Back in 2011 I bought a Go Pro, and I went snowboarding in Italy, and recorded myself. I looked at the footage, and thought “If we lower the camera down to the mouth, I think we can do some great POV stuff with it.” At that point I was always shooting music videos for my band. We were getting not too many hits — 50,000, which is not bad for an unknown Russian band, but not much. I thought I should try and shoot something. So I got $20 and paid for pizza, and my friends came over and they’d roll down the stairs onto safety padding and I’d give them a slice. The video was called ‘The Stampede’ and that ended up getting a couple of million views. I thought that was pretty good, it didn’t cost much and was a lot of fun to make with my friends doing dangerous things. So then I wrote ‘Bad Motherfucker’ and released it in March 2013. The next day I got a call from [cult film director] Timur Bekmambetov, who’s a national hero in Russia, and he says let’s do a feature length version of this.

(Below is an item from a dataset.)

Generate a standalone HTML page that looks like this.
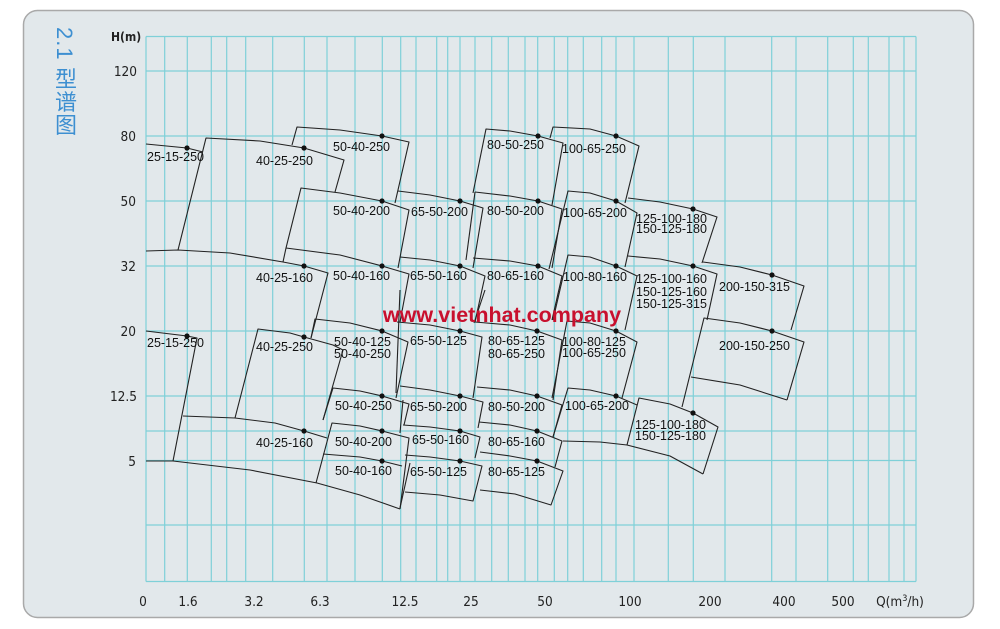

I thought it was a terrible idea, it’s a music video and no one wants to watch 90 minutes of this on the big screen. And at the same time I was prepping a Cold War spy thriller with Tim Roth. I wanted to make a serious, low key film. But Timur said “Don’t you want to see an amazing POV action movie in the theatre?”. I realised it was a once in a lifetime opportunity to do something that’s never been done before.